[Begin DATA SECTION]
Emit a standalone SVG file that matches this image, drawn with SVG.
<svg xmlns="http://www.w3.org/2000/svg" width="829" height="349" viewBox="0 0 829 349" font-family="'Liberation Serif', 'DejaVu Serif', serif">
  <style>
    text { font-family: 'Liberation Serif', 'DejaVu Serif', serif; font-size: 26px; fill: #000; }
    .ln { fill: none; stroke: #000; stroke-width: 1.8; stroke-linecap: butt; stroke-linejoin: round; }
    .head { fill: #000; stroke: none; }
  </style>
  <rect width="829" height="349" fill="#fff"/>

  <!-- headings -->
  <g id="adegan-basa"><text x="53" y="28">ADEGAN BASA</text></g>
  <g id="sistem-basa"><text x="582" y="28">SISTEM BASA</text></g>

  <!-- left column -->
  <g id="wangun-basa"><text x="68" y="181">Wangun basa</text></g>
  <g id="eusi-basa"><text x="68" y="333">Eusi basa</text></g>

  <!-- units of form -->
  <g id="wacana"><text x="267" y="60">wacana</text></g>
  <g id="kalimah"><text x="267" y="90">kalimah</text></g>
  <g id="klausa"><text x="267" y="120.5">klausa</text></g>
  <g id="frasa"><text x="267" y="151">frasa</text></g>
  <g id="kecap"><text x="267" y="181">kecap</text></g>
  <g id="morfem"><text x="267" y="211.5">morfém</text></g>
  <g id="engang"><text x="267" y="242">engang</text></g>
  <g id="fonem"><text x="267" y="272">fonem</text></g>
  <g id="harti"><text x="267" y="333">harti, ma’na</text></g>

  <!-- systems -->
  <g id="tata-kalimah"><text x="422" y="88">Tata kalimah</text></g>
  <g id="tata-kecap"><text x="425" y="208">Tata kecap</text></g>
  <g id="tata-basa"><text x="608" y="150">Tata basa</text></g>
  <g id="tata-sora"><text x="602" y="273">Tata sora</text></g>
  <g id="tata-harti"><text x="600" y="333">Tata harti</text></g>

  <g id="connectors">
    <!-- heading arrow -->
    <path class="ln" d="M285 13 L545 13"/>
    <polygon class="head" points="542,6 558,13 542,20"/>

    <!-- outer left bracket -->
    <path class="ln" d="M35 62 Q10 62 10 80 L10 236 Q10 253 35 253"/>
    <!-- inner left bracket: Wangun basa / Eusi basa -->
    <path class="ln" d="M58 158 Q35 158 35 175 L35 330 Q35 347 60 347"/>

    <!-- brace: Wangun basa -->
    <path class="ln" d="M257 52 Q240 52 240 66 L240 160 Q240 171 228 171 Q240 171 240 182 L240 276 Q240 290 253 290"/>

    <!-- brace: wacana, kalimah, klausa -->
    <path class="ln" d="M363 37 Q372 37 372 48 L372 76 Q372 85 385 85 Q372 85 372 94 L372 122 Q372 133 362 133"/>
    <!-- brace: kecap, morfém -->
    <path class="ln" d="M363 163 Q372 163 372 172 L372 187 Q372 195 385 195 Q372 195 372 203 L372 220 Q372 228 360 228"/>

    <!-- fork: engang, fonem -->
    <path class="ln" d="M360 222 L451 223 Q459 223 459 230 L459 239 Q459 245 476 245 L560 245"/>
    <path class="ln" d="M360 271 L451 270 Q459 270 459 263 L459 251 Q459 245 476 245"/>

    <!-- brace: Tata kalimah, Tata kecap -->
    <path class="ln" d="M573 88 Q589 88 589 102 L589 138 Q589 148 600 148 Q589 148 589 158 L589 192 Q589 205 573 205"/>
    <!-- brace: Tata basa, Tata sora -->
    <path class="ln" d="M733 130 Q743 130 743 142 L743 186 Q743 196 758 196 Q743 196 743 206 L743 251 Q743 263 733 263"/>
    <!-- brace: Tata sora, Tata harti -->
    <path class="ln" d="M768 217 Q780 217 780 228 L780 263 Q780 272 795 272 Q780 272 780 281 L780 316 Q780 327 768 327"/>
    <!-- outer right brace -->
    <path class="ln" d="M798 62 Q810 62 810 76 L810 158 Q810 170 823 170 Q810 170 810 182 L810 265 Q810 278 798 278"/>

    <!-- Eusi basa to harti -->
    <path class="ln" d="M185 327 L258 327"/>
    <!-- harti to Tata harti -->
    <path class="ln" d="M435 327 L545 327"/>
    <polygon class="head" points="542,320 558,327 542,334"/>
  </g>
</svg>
[End DATA SECTION]
- _TO DO_:
Repeat the listing exactly, from its first line to its last.

- _ANSWER TO THE PROBLEM_:
Emit a standalone SVG file that matches this image, drawn with SVG.
<svg xmlns="http://www.w3.org/2000/svg" width="829" height="349" viewBox="0 0 829 349" font-family="'Liberation Serif', 'DejaVu Serif', serif">
  <style>
    text { font-family: 'Liberation Serif', 'DejaVu Serif', serif; font-size: 26px; fill: #000; }
    .ln { fill: none; stroke: #000; stroke-width: 1.8; stroke-linecap: butt; stroke-linejoin: round; }
    .head { fill: #000; stroke: none; }
  </style>
  <rect width="829" height="349" fill="#fff"/>

  <!-- headings -->
  <g id="adegan-basa"><text x="53" y="28">ADEGAN BASA</text></g>
  <g id="sistem-basa"><text x="582" y="28">SISTEM BASA</text></g>

  <!-- left column -->
  <g id="wangun-basa"><text x="68" y="181">Wangun basa</text></g>
  <g id="eusi-basa"><text x="68" y="333">Eusi basa</text></g>

  <!-- units of form -->
  <g id="wacana"><text x="267" y="60">wacana</text></g>
  <g id="kalimah"><text x="267" y="90">kalimah</text></g>
  <g id="klausa"><text x="267" y="120.5">klausa</text></g>
  <g id="frasa"><text x="267" y="151">frasa</text></g>
  <g id="kecap"><text x="267" y="181">kecap</text></g>
  <g id="morfem"><text x="267" y="211.5">morfém</text></g>
  <g id="engang"><text x="267" y="242">engang</text></g>
  <g id="fonem"><text x="267" y="272">fonem</text></g>
  <g id="harti"><text x="267" y="333">harti, ma’na</text></g>

  <!-- systems -->
  <g id="tata-kalimah"><text x="422" y="88">Tata kalimah</text></g>
  <g id="tata-kecap"><text x="425" y="208">Tata kecap</text></g>
  <g id="tata-basa"><text x="608" y="150">Tata basa</text></g>
  <g id="tata-sora"><text x="602" y="273">Tata sora</text></g>
  <g id="tata-harti"><text x="600" y="333">Tata harti</text></g>

  <g id="connectors">
    <!-- heading arrow -->
    <path class="ln" d="M285 13 L545 13"/>
    <polygon class="head" points="542,6 558,13 542,20"/>

    <!-- outer left bracket -->
    <path class="ln" d="M35 62 Q10 62 10 80 L10 236 Q10 253 35 253"/>
    <!-- inner left bracket: Wangun basa / Eusi basa -->
    <path class="ln" d="M58 158 Q35 158 35 175 L35 330 Q35 347 60 347"/>

    <!-- brace: Wangun basa -->
    <path class="ln" d="M257 52 Q240 52 240 66 L240 160 Q240 171 228 171 Q240 171 240 182 L240 276 Q240 290 253 290"/>

    <!-- brace: wacana, kalimah, klausa -->
    <path class="ln" d="M363 37 Q372 37 372 48 L372 76 Q372 85 385 85 Q372 85 372 94 L372 122 Q372 133 362 133"/>
    <!-- brace: kecap, morfém -->
    <path class="ln" d="M363 163 Q372 163 372 172 L372 187 Q372 195 385 195 Q372 195 372 203 L372 220 Q372 228 360 228"/>

    <!-- fork: engang, fonem -->
    <path class="ln" d="M360 222 L451 223 Q459 223 459 230 L459 239 Q459 245 476 245 L560 245"/>
    <path class="ln" d="M360 271 L451 270 Q459 270 459 263 L459 251 Q459 245 476 245"/>

    <!-- brace: Tata kalimah, Tata kecap -->
    <path class="ln" d="M573 88 Q589 88 589 102 L589 138 Q589 148 600 148 Q589 148 589 158 L589 192 Q589 205 573 205"/>
    <!-- brace: Tata basa, Tata sora -->
    <path class="ln" d="M733 130 Q743 130 743 142 L743 186 Q743 196 758 196 Q743 196 743 206 L743 251 Q743 263 733 263"/>
    <!-- brace: Tata sora, Tata harti -->
    <path class="ln" d="M768 217 Q780 217 780 228 L780 263 Q780 272 795 272 Q780 272 780 281 L780 316 Q780 327 768 327"/>
    <!-- outer right brace -->
    <path class="ln" d="M798 62 Q810 62 810 76 L810 158 Q810 170 823 170 Q810 170 810 182 L810 265 Q810 278 798 278"/>

    <!-- Eusi basa to harti -->
    <path class="ln" d="M185 327 L258 327"/>
    <!-- harti to Tata harti -->
    <path class="ln" d="M435 327 L545 327"/>
    <polygon class="head" points="542,320 558,327 542,334"/>
  </g>
</svg>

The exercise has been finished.